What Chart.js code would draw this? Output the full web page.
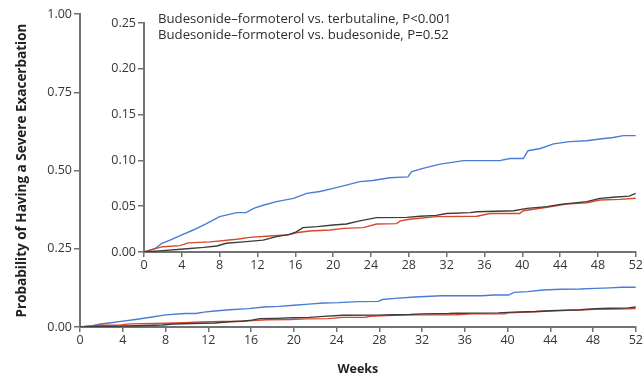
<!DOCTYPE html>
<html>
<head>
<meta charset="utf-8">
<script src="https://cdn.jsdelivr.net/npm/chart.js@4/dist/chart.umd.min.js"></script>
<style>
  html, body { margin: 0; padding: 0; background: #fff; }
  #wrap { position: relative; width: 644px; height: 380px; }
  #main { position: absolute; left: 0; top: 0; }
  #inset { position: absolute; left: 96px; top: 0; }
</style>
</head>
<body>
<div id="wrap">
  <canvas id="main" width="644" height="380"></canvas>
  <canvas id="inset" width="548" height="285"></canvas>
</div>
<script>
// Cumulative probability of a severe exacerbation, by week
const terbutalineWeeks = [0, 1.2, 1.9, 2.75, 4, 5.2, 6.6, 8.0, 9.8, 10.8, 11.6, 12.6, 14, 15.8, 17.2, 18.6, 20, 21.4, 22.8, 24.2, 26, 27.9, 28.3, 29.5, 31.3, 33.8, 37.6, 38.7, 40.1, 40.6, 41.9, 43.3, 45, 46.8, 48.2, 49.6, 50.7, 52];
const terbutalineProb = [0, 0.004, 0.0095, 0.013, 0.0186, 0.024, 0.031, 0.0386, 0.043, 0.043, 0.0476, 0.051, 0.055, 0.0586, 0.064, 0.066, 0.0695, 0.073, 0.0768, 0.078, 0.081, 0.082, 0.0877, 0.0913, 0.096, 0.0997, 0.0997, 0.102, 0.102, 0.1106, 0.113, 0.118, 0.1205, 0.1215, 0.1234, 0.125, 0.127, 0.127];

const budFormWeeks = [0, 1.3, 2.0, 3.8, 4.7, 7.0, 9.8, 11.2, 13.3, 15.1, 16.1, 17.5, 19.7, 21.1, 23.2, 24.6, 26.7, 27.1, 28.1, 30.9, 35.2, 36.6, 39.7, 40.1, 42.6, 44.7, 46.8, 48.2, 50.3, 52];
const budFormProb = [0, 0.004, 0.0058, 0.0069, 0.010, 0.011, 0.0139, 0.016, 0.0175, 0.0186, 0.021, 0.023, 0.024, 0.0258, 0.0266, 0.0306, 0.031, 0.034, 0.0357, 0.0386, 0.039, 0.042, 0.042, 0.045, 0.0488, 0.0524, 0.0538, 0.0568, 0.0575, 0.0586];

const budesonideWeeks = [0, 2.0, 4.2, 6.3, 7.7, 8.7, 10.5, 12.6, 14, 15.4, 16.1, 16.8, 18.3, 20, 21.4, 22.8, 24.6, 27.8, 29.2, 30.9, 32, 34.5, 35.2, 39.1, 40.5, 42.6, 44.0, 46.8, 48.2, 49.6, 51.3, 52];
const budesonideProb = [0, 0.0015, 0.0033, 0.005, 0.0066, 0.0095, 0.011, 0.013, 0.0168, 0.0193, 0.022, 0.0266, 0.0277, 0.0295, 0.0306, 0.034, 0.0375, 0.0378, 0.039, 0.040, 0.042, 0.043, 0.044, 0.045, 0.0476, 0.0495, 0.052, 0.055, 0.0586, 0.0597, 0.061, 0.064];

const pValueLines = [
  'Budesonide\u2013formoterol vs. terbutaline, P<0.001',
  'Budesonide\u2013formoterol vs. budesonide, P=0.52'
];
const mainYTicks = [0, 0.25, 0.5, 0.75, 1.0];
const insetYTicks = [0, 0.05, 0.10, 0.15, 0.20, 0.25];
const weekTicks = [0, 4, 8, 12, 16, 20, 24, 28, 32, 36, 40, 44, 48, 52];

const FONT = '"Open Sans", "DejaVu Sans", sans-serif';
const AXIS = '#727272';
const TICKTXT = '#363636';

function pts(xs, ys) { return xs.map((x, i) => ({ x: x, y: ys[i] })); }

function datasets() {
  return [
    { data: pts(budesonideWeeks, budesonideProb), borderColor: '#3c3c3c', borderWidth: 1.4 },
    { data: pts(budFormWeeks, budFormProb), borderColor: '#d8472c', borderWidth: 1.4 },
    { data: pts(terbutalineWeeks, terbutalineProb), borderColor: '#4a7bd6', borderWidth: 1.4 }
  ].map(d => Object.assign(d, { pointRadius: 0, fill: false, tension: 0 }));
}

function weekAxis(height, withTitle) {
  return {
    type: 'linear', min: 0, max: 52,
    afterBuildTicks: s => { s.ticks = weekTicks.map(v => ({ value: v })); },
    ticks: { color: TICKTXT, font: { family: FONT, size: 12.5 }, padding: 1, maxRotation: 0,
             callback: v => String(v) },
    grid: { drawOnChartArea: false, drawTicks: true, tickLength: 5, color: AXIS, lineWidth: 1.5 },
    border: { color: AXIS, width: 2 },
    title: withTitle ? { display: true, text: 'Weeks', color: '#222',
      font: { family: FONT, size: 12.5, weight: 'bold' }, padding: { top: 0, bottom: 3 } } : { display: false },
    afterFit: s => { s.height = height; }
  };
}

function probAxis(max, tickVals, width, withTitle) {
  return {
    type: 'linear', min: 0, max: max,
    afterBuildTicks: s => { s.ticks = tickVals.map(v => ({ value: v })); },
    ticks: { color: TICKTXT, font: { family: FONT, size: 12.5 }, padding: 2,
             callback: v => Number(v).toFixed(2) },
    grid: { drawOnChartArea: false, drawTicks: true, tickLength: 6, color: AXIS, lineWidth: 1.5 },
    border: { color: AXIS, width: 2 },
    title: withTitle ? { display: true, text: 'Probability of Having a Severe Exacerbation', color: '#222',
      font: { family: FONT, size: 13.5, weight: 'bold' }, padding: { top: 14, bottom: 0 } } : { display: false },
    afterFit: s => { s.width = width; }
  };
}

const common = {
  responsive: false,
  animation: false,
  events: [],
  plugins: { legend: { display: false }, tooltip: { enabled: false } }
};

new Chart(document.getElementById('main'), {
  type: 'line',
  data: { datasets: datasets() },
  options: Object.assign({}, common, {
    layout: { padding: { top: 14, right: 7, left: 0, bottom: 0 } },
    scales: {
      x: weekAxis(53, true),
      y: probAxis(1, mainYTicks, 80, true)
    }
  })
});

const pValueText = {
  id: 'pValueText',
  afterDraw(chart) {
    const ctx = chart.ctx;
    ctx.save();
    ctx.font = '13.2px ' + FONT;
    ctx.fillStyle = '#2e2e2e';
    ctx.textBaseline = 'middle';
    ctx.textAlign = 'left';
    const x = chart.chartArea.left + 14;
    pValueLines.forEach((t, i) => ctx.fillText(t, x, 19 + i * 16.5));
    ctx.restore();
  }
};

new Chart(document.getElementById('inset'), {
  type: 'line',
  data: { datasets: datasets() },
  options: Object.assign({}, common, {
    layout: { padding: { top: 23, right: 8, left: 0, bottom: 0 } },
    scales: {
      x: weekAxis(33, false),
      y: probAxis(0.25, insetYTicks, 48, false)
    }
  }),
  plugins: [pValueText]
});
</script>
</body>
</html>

************

## [Goal]
All the lines above are to be given again exactly as they read, with the pictures removed.

## [Answer for this exercise]
What Chart.js code would draw this? Output the full web page.
<!DOCTYPE html>
<html>
<head>
<meta charset="utf-8">
<script src="https://cdn.jsdelivr.net/npm/chart.js@4/dist/chart.umd.min.js"></script>
<style>
  html, body { margin: 0; padding: 0; background: #fff; }
  #wrap { position: relative; width: 644px; height: 380px; }
  #main { position: absolute; left: 0; top: 0; }
  #inset { position: absolute; left: 96px; top: 0; }
</style>
</head>
<body>
<div id="wrap">
  <canvas id="main" width="644" height="380"></canvas>
  <canvas id="inset" width="548" height="285"></canvas>
</div>
<script>
// Cumulative probability of a severe exacerbation, by week
const terbutalineWeeks = [0, 1.2, 1.9, 2.75, 4, 5.2, 6.6, 8.0, 9.8, 10.8, 11.6, 12.6, 14, 15.8, 17.2, 18.6, 20, 21.4, 22.8, 24.2, 26, 27.9, 28.3, 29.5, 31.3, 33.8, 37.6, 38.7, 40.1, 40.6, 41.9, 43.3, 45, 46.8, 48.2, 49.6, 50.7, 52];
const terbutalineProb = [0, 0.004, 0.0095, 0.013, 0.0186, 0.024, 0.031, 0.0386, 0.043, 0.043, 0.0476, 0.051, 0.055, 0.0586, 0.064, 0.066, 0.0695, 0.073, 0.0768, 0.078, 0.081, 0.082, 0.0877, 0.0913, 0.096, 0.0997, 0.0997, 0.102, 0.102, 0.1106, 0.113, 0.118, 0.1205, 0.1215, 0.1234, 0.125, 0.127, 0.127];

const budFormWeeks = [0, 1.3, 2.0, 3.8, 4.7, 7.0, 9.8, 11.2, 13.3, 15.1, 16.1, 17.5, 19.7, 21.1, 23.2, 24.6, 26.7, 27.1, 28.1, 30.9, 35.2, 36.6, 39.7, 40.1, 42.6, 44.7, 46.8, 48.2, 50.3, 52];
const budFormProb = [0, 0.004, 0.0058, 0.0069, 0.010, 0.011, 0.0139, 0.016, 0.0175, 0.0186, 0.021, 0.023, 0.024, 0.0258, 0.0266, 0.0306, 0.031, 0.034, 0.0357, 0.0386, 0.039, 0.042, 0.042, 0.045, 0.0488, 0.0524, 0.0538, 0.0568, 0.0575, 0.0586];

const budesonideWeeks = [0, 2.0, 4.2, 6.3, 7.7, 8.7, 10.5, 12.6, 14, 15.4, 16.1, 16.8, 18.3, 20, 21.4, 22.8, 24.6, 27.8, 29.2, 30.9, 32, 34.5, 35.2, 39.1, 40.5, 42.6, 44.0, 46.8, 48.2, 49.6, 51.3, 52];
const budesonideProb = [0, 0.0015, 0.0033, 0.005, 0.0066, 0.0095, 0.011, 0.013, 0.0168, 0.0193, 0.022, 0.0266, 0.0277, 0.0295, 0.0306, 0.034, 0.0375, 0.0378, 0.039, 0.040, 0.042, 0.043, 0.044, 0.045, 0.0476, 0.0495, 0.052, 0.055, 0.0586, 0.0597, 0.061, 0.064];

const pValueLines = [
  'Budesonide\u2013formoterol vs. terbutaline, P<0.001',
  'Budesonide\u2013formoterol vs. budesonide, P=0.52'
];
const mainYTicks = [0, 0.25, 0.5, 0.75, 1.0];
const insetYTicks = [0, 0.05, 0.10, 0.15, 0.20, 0.25];
const weekTicks = [0, 4, 8, 12, 16, 20, 24, 28, 32, 36, 40, 44, 48, 52];

const FONT = '"Open Sans", "DejaVu Sans", sans-serif';
const AXIS = '#727272';
const TICKTXT = '#363636';

function pts(xs, ys) { return xs.map((x, i) => ({ x: x, y: ys[i] })); }

function datasets() {
  return [
    { data: pts(budesonideWeeks, budesonideProb), borderColor: '#3c3c3c', borderWidth: 1.4 },
    { data: pts(budFormWeeks, budFormProb), borderColor: '#d8472c', borderWidth: 1.4 },
    { data: pts(terbutalineWeeks, terbutalineProb), borderColor: '#4a7bd6', borderWidth: 1.4 }
  ].map(d => Object.assign(d, { pointRadius: 0, fill: false, tension: 0 }));
}

function weekAxis(height, withTitle) {
  return {
    type: 'linear', min: 0, max: 52,
    afterBuildTicks: s => { s.ticks = weekTicks.map(v => ({ value: v })); },
    ticks: { color: TICKTXT, font: { family: FONT, size: 12.5 }, padding: 1, maxRotation: 0,
             callback: v => String(v) },
    grid: { drawOnChartArea: false, drawTicks: true, tickLength: 5, color: AXIS, lineWidth: 1.5 },
    border: { color: AXIS, width: 2 },
    title: withTitle ? { display: true, text: 'Weeks', color: '#222',
      font: { family: FONT, size: 12.5, weight: 'bold' }, padding: { top: 0, bottom: 3 } } : { display: false },
    afterFit: s => { s.height = height; }
  };
}

function probAxis(max, tickVals, width, withTitle) {
  return {
    type: 'linear', min: 0, max: max,
    afterBuildTicks: s => { s.ticks = tickVals.map(v => ({ value: v })); },
    ticks: { color: TICKTXT, font: { family: FONT, size: 12.5 }, padding: 2,
             callback: v => Number(v).toFixed(2) },
    grid: { drawOnChartArea: false, drawTicks: true, tickLength: 6, color: AXIS, lineWidth: 1.5 },
    border: { color: AXIS, width: 2 },
    title: withTitle ? { display: true, text: 'Probability of Having a Severe Exacerbation', color: '#222',
      font: { family: FONT, size: 13.5, weight: 'bold' }, padding: { top: 14, bottom: 0 } } : { display: false },
    afterFit: s => { s.width = width; }
  };
}

const common = {
  responsive: false,
  animation: false,
  events: [],
  plugins: { legend: { display: false }, tooltip: { enabled: false } }
};

new Chart(document.getElementById('main'), {
  type: 'line',
  data: { datasets: datasets() },
  options: Object.assign({}, common, {
    layout: { padding: { top: 14, right: 7, left: 0, bottom: 0 } },
    scales: {
      x: weekAxis(53, true),
      y: probAxis(1, mainYTicks, 80, true)
    }
  })
});

const pValueText = {
  id: 'pValueText',
  afterDraw(chart) {
    const ctx = chart.ctx;
    ctx.save();
    ctx.font = '13.2px ' + FONT;
    ctx.fillStyle = '#2e2e2e';
    ctx.textBaseline = 'middle';
    ctx.textAlign = 'left';
    const x = chart.chartArea.left + 14;
    pValueLines.forEach((t, i) => ctx.fillText(t, x, 19 + i * 16.5));
    ctx.restore();
  }
};

new Chart(document.getElementById('inset'), {
  type: 'line',
  data: { datasets: datasets() },
  options: Object.assign({}, common, {
    layout: { padding: { top: 23, right: 8, left: 0, bottom: 0 } },
    scales: {
      x: weekAxis(33, false),
      y: probAxis(0.25, insetYTicks, 48, false)
    }
  }),
  plugins: [pValueText]
});
</script>
</body>
</html>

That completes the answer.